DIRECTIVE →
Each line that holds the word "this" is to be identified and copied.

ENTRIES SHOWN →
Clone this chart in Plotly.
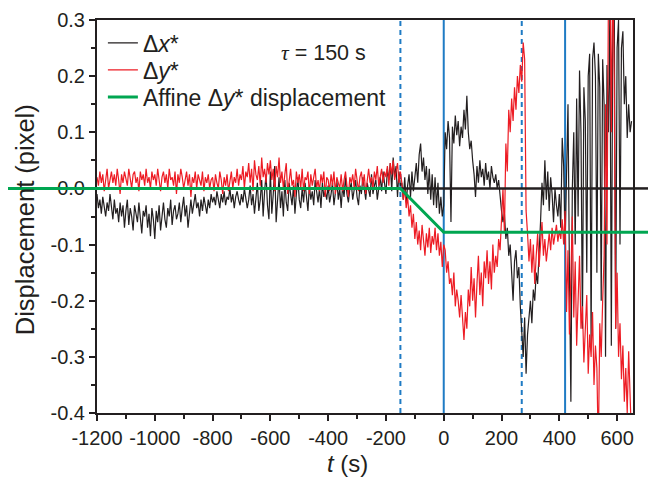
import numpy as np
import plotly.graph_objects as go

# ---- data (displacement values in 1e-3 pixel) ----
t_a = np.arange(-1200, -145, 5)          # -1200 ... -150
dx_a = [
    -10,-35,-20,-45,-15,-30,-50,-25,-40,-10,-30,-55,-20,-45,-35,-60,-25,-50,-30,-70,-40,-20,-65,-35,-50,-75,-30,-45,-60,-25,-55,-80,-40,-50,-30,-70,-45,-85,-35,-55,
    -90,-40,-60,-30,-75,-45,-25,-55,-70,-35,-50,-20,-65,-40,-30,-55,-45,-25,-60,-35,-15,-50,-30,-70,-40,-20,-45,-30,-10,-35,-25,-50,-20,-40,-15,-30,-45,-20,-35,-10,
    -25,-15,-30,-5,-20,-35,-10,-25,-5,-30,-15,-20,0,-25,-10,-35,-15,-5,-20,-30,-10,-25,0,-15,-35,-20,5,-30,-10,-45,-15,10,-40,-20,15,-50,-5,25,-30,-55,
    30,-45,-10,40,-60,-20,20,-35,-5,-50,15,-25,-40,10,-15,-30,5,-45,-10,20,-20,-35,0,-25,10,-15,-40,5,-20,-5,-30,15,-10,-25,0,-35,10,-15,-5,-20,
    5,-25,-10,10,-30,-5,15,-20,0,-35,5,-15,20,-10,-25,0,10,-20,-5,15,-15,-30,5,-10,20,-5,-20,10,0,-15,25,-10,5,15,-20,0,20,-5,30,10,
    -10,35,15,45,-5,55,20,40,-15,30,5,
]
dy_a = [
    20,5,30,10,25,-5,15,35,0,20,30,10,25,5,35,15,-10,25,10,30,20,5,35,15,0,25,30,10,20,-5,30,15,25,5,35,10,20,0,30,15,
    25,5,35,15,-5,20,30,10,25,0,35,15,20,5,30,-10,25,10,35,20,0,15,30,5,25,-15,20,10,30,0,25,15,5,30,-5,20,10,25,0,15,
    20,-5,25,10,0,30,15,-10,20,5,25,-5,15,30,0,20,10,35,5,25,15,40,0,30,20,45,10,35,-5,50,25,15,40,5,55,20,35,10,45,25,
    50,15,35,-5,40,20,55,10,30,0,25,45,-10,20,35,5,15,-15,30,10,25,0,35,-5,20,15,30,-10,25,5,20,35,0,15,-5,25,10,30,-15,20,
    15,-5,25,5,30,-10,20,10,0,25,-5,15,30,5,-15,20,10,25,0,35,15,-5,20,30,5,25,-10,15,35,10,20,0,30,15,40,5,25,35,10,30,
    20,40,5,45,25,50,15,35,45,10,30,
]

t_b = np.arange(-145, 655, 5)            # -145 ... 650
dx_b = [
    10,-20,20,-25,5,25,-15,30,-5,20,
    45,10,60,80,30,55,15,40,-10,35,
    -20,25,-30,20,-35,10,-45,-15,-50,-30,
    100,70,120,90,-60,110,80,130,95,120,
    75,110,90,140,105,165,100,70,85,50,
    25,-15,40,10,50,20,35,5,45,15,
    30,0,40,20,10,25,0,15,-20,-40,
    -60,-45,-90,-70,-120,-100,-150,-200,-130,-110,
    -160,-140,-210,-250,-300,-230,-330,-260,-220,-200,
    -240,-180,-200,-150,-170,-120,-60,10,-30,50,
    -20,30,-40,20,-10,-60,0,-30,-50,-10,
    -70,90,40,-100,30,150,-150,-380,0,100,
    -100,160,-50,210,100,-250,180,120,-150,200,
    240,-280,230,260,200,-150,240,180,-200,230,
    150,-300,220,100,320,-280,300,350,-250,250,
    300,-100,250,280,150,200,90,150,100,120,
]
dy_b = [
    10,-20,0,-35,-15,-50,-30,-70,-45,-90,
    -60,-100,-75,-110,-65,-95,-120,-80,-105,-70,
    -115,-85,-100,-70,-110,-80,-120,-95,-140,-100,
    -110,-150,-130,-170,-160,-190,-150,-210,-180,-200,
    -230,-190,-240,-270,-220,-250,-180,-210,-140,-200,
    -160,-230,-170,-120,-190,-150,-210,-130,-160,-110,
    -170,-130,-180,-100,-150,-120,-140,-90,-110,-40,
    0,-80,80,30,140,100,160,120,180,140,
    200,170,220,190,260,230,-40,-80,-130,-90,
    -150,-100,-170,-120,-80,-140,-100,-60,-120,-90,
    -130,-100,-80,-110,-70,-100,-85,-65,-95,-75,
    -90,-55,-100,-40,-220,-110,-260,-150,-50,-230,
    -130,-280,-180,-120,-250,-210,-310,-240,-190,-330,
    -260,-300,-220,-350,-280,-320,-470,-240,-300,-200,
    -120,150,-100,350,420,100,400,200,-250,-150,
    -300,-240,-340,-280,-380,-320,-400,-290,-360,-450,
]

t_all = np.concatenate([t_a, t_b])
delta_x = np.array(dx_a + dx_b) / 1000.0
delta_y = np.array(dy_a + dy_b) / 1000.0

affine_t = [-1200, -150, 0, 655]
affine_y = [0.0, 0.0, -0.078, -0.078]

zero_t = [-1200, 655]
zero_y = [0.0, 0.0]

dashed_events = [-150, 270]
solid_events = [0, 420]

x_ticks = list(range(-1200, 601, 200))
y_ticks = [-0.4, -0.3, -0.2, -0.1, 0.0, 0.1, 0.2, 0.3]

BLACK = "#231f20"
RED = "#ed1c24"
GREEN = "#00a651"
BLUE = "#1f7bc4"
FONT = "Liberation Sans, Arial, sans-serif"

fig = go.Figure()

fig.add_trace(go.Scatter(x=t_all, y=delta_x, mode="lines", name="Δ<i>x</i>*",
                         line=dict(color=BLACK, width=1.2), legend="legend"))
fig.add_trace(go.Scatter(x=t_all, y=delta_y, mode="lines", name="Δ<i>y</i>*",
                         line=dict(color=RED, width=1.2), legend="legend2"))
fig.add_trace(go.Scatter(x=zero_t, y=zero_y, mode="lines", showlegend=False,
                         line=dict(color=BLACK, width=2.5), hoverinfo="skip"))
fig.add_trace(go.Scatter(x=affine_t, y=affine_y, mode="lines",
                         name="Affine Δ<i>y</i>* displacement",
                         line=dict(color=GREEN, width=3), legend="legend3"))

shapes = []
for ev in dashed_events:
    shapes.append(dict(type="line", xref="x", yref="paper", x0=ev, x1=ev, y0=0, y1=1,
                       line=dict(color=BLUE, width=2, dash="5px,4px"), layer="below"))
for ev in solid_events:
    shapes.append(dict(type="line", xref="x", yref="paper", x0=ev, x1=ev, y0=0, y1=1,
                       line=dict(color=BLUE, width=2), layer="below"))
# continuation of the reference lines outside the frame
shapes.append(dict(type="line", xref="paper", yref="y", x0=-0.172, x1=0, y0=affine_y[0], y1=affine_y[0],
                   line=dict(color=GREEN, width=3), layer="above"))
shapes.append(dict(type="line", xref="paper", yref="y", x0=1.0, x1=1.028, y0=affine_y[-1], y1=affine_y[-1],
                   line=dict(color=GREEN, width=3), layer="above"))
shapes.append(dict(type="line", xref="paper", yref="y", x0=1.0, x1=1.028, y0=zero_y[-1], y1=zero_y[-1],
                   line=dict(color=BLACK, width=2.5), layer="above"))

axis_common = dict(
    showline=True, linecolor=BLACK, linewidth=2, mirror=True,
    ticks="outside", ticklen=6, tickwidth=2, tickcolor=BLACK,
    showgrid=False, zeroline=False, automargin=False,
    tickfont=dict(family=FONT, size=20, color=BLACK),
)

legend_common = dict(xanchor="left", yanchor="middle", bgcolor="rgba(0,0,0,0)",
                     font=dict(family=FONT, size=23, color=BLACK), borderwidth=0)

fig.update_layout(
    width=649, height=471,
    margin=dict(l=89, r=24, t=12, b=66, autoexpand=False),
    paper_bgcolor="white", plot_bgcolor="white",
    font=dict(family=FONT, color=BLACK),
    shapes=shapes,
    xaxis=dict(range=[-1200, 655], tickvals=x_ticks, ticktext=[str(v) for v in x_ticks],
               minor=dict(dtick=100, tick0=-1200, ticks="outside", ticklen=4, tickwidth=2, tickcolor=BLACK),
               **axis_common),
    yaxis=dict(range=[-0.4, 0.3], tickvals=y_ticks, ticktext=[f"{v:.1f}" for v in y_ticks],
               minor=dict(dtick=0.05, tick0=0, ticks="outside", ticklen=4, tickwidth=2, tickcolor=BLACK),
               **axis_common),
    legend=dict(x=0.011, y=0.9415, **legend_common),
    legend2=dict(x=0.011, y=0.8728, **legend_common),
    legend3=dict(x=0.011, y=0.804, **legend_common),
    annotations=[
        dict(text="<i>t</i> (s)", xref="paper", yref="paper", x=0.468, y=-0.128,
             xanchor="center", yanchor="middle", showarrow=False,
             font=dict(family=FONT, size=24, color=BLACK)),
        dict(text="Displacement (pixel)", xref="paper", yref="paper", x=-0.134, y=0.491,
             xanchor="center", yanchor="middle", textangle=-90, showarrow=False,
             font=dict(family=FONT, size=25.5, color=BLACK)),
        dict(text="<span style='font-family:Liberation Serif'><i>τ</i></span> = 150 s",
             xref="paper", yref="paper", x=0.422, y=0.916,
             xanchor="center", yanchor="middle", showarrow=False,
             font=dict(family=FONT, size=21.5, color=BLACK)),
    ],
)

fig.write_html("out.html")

...

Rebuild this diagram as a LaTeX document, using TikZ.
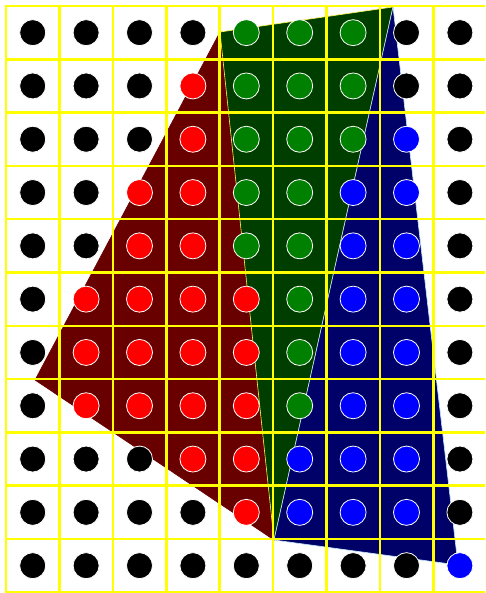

--

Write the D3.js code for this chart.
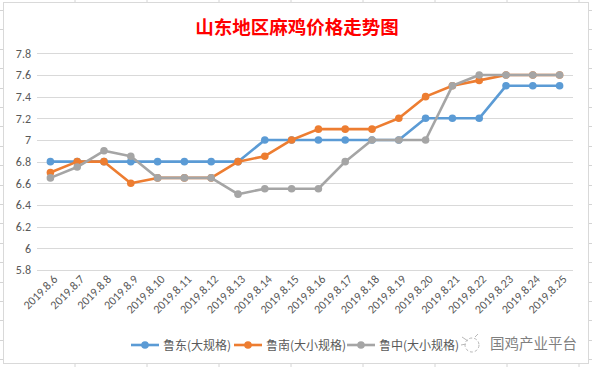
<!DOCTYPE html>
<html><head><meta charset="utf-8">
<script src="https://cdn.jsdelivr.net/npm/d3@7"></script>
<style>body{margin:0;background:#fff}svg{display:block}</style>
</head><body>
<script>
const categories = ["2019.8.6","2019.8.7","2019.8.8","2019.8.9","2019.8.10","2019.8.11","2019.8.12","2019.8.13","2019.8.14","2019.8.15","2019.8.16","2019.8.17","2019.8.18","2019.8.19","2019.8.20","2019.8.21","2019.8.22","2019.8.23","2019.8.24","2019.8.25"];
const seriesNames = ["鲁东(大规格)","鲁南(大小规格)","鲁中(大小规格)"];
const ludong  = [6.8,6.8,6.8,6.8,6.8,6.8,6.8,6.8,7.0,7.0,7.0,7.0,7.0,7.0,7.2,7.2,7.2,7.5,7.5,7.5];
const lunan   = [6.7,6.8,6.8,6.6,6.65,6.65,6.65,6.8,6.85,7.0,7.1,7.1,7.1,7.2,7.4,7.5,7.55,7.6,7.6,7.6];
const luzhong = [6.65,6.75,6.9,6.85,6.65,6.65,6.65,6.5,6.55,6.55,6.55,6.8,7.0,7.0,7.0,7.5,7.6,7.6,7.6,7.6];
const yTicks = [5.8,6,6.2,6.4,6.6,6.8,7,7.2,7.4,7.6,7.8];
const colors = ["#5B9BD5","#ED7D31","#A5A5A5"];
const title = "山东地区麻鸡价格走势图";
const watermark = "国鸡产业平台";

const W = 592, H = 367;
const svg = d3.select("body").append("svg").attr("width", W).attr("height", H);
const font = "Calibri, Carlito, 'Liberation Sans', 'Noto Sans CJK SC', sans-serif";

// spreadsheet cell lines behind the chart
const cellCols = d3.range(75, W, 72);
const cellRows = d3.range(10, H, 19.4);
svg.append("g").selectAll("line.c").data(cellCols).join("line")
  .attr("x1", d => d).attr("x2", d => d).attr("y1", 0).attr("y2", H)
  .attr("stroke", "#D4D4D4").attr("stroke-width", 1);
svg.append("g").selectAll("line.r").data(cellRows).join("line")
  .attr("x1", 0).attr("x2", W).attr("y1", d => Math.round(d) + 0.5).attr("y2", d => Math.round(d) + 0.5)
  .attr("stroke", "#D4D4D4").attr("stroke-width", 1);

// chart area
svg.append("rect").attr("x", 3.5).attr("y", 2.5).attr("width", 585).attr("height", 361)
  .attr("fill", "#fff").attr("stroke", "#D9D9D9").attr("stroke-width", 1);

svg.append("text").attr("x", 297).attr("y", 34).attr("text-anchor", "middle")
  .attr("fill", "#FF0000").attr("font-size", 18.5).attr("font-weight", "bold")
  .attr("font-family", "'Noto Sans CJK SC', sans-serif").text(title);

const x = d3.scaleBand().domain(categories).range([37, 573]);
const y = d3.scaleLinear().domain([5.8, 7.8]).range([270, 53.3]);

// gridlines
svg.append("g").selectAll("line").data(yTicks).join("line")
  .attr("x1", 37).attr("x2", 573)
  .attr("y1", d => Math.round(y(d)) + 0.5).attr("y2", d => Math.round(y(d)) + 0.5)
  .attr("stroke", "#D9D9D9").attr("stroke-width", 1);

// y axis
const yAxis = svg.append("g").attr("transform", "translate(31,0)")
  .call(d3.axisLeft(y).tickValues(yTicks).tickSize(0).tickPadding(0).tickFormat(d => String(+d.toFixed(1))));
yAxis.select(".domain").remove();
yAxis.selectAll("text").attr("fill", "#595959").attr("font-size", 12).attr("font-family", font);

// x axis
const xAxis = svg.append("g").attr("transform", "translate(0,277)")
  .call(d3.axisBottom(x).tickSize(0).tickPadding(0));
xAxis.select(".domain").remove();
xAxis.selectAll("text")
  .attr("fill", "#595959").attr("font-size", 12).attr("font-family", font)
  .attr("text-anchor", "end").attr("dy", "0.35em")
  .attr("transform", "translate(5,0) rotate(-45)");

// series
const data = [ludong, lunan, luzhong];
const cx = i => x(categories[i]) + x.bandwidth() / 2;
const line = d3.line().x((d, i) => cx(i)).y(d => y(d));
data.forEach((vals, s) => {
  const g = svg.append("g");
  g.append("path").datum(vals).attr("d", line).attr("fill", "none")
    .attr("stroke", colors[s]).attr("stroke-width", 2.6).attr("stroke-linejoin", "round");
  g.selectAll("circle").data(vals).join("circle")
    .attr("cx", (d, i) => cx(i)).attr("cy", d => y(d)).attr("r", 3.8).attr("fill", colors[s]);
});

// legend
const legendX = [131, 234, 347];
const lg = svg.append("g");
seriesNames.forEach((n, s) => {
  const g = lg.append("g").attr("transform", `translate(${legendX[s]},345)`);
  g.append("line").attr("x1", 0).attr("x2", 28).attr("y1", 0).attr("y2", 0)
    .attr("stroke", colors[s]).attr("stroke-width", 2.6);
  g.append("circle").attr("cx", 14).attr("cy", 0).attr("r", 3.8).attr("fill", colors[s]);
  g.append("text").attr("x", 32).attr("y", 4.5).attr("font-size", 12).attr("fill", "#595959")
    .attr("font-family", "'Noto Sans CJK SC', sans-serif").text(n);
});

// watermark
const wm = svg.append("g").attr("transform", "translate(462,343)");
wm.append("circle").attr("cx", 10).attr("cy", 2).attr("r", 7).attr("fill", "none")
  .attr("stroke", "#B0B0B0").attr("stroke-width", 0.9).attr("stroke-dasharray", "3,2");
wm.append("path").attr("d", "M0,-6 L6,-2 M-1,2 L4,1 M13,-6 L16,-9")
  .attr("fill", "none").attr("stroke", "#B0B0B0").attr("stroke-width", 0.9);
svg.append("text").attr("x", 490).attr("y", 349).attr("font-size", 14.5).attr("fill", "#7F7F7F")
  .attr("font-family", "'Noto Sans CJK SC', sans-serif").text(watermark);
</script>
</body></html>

EXERCISE RESPONSE →
Clone this chart in Plotly.
Rebuild this diagram as a LaTeX document, using TikZ.
Write the D3.js code for this chart.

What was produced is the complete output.